- **Work to do**: Render the material again word for word, skipping the pictures in it.
▽
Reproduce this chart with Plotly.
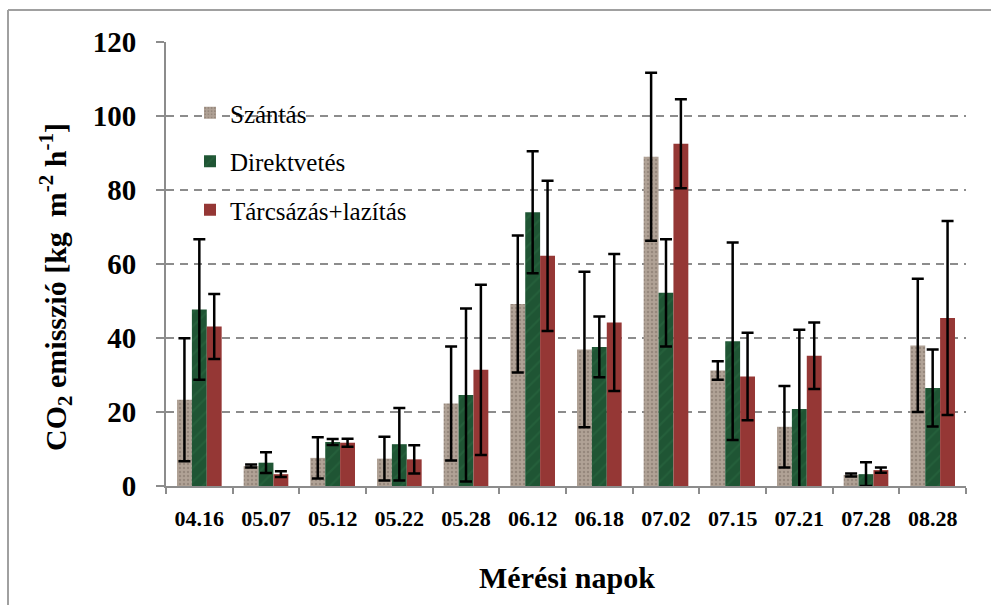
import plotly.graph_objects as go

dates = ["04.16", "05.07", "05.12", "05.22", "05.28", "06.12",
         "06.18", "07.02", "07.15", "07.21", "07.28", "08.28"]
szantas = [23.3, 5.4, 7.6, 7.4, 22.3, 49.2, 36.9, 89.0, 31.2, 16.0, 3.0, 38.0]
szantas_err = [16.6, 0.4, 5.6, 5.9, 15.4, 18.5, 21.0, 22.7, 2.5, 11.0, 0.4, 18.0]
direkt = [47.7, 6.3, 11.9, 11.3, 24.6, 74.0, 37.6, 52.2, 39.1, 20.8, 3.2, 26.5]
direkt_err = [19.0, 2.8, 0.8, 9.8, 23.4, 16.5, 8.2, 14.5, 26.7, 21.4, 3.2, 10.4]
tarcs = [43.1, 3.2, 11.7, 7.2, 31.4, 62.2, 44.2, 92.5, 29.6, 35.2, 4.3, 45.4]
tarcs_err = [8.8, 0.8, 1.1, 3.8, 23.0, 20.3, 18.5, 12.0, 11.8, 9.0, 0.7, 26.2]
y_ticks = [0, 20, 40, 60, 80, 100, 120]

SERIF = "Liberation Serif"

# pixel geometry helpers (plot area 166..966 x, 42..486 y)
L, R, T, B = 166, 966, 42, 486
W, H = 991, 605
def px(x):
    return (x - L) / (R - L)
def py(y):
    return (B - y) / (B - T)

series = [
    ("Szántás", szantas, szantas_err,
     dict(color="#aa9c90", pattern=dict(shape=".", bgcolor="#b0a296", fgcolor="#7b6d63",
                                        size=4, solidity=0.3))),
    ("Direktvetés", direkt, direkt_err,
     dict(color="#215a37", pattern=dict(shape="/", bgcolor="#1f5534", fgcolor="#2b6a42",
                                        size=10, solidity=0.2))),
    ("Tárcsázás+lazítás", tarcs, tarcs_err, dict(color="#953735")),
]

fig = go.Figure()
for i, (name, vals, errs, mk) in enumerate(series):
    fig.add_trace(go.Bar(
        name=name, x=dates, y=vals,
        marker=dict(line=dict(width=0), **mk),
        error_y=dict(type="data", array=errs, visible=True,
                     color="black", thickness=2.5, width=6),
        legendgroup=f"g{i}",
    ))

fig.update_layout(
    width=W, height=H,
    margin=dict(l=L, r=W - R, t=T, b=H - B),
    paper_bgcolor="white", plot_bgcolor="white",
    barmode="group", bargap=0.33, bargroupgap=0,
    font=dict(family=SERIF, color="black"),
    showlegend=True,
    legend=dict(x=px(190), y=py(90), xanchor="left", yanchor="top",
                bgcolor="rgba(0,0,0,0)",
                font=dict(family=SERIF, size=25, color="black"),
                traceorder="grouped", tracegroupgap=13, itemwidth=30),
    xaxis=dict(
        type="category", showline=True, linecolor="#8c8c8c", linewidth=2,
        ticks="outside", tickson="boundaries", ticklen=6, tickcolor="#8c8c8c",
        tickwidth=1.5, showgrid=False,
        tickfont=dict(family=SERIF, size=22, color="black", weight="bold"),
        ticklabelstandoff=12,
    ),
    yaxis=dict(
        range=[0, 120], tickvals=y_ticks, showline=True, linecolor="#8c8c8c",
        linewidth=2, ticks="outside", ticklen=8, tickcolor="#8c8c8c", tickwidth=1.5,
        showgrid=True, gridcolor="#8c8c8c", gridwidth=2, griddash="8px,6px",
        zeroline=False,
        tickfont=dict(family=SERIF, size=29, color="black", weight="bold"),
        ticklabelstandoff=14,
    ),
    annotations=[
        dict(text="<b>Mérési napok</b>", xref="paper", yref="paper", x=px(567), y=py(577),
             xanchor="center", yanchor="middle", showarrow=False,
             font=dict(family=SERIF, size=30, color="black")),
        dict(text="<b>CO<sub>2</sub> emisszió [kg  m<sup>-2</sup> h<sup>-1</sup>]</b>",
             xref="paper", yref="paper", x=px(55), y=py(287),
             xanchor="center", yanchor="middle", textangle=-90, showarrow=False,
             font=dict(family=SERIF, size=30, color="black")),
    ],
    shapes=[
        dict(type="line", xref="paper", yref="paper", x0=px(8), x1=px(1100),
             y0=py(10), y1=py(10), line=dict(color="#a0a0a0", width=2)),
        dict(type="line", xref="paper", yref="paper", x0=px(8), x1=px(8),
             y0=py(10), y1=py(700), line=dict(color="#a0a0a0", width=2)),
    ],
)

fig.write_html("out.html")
△
- **Output of the task**:
Reproduce this chart with Plotly.
import plotly.graph_objects as go

dates = ["04.16", "05.07", "05.12", "05.22", "05.28", "06.12",
         "06.18", "07.02", "07.15", "07.21", "07.28", "08.28"]
szantas = [23.3, 5.4, 7.6, 7.4, 22.3, 49.2, 36.9, 89.0, 31.2, 16.0, 3.0, 38.0]
szantas_err = [16.6, 0.4, 5.6, 5.9, 15.4, 18.5, 21.0, 22.7, 2.5, 11.0, 0.4, 18.0]
direkt = [47.7, 6.3, 11.9, 11.3, 24.6, 74.0, 37.6, 52.2, 39.1, 20.8, 3.2, 26.5]
direkt_err = [19.0, 2.8, 0.8, 9.8, 23.4, 16.5, 8.2, 14.5, 26.7, 21.4, 3.2, 10.4]
tarcs = [43.1, 3.2, 11.7, 7.2, 31.4, 62.2, 44.2, 92.5, 29.6, 35.2, 4.3, 45.4]
tarcs_err = [8.8, 0.8, 1.1, 3.8, 23.0, 20.3, 18.5, 12.0, 11.8, 9.0, 0.7, 26.2]
y_ticks = [0, 20, 40, 60, 80, 100, 120]

SERIF = "Liberation Serif"

# pixel geometry helpers (plot area 166..966 x, 42..486 y)
L, R, T, B = 166, 966, 42, 486
W, H = 991, 605
def px(x):
    return (x - L) / (R - L)
def py(y):
    return (B - y) / (B - T)

series = [
    ("Szántás", szantas, szantas_err,
     dict(color="#aa9c90", pattern=dict(shape=".", bgcolor="#b0a296", fgcolor="#7b6d63",
                                        size=4, solidity=0.3))),
    ("Direktvetés", direkt, direkt_err,
     dict(color="#215a37", pattern=dict(shape="/", bgcolor="#1f5534", fgcolor="#2b6a42",
                                        size=10, solidity=0.2))),
    ("Tárcsázás+lazítás", tarcs, tarcs_err, dict(color="#953735")),
]

fig = go.Figure()
for i, (name, vals, errs, mk) in enumerate(series):
    fig.add_trace(go.Bar(
        name=name, x=dates, y=vals,
        marker=dict(line=dict(width=0), **mk),
        error_y=dict(type="data", array=errs, visible=True,
                     color="black", thickness=2.5, width=6),
        legendgroup=f"g{i}",
    ))

fig.update_layout(
    width=W, height=H,
    margin=dict(l=L, r=W - R, t=T, b=H - B),
    paper_bgcolor="white", plot_bgcolor="white",
    barmode="group", bargap=0.33, bargroupgap=0,
    font=dict(family=SERIF, color="black"),
    showlegend=True,
    legend=dict(x=px(190), y=py(90), xanchor="left", yanchor="top",
                bgcolor="rgba(0,0,0,0)",
                font=dict(family=SERIF, size=25, color="black"),
                traceorder="grouped", tracegroupgap=13, itemwidth=30),
    xaxis=dict(
        type="category", showline=True, linecolor="#8c8c8c", linewidth=2,
        ticks="outside", tickson="boundaries", ticklen=6, tickcolor="#8c8c8c",
        tickwidth=1.5, showgrid=False,
        tickfont=dict(family=SERIF, size=22, color="black", weight="bold"),
        ticklabelstandoff=12,
    ),
    yaxis=dict(
        range=[0, 120], tickvals=y_ticks, showline=True, linecolor="#8c8c8c",
        linewidth=2, ticks="outside", ticklen=8, tickcolor="#8c8c8c", tickwidth=1.5,
        showgrid=True, gridcolor="#8c8c8c", gridwidth=2, griddash="8px,6px",
        zeroline=False,
        tickfont=dict(family=SERIF, size=29, color="black", weight="bold"),
        ticklabelstandoff=14,
    ),
    annotations=[
        dict(text="<b>Mérési napok</b>", xref="paper", yref="paper", x=px(567), y=py(577),
             xanchor="center", yanchor="middle", showarrow=False,
             font=dict(family=SERIF, size=30, color="black")),
        dict(text="<b>CO<sub>2</sub> emisszió [kg  m<sup>-2</sup> h<sup>-1</sup>]</b>",
             xref="paper", yref="paper", x=px(55), y=py(287),
             xanchor="center", yanchor="middle", textangle=-90, showarrow=False,
             font=dict(family=SERIF, size=30, color="black")),
    ],
    shapes=[
        dict(type="line", xref="paper", yref="paper", x0=px(8), x1=px(1100),
             y0=py(10), y1=py(10), line=dict(color="#a0a0a0", width=2)),
        dict(type="line", xref="paper", yref="paper", x0=px(8), x1=px(8),
             y0=py(10), y1=py(700), line=dict(color="#a0a0a0", width=2)),
    ],
)

fig.write_html("out.html")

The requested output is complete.